In hind sight I offer this recommendation; Be careful what you sell.

Ask yourself these questions;

-What does your future look like after cruising, meaning will I need something I've sold?

-Is there friend or family that would be willing to store some of my favourite things?

-If not what will it cost to store it and does that cost justify selling or storing?

-What things will cost me too much $ to buy again and will I want to do that?

 

If I stop and think about it I know there are things that I shouldn't have sold, but I am surprised now after living on our Catamaran for just a few months, at how little I actually enjoy living with. I don't really miss much. I think we have all kept our most important items anyway, and they are either with us here on the boat or stored safely with my mom.

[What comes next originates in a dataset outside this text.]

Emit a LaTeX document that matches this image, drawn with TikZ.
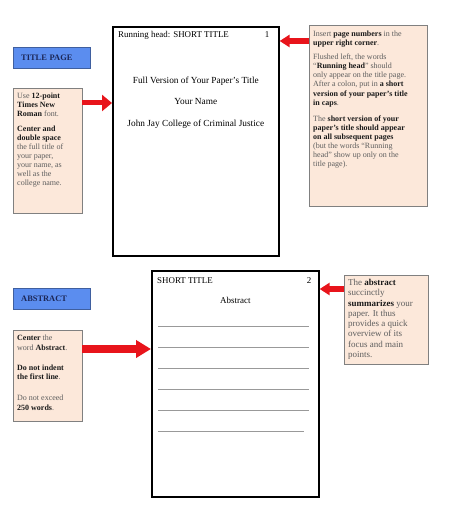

Those things that I think I shouldn't have sold will soon fade from memory, they will be replaced with new but fewer things that are part of living and cruising on a Sailboat. They might only be remembered if my life looks the same after cruising as it was while we were living on land, in a house. I am sure we will all return much different people and I'm sure our wants and needs will change dramatically too. 

Honestly, I don't have any real answers, but I am looking forward to what the future holds and to the minimalist life style that living and cruising on a Sailboat brings.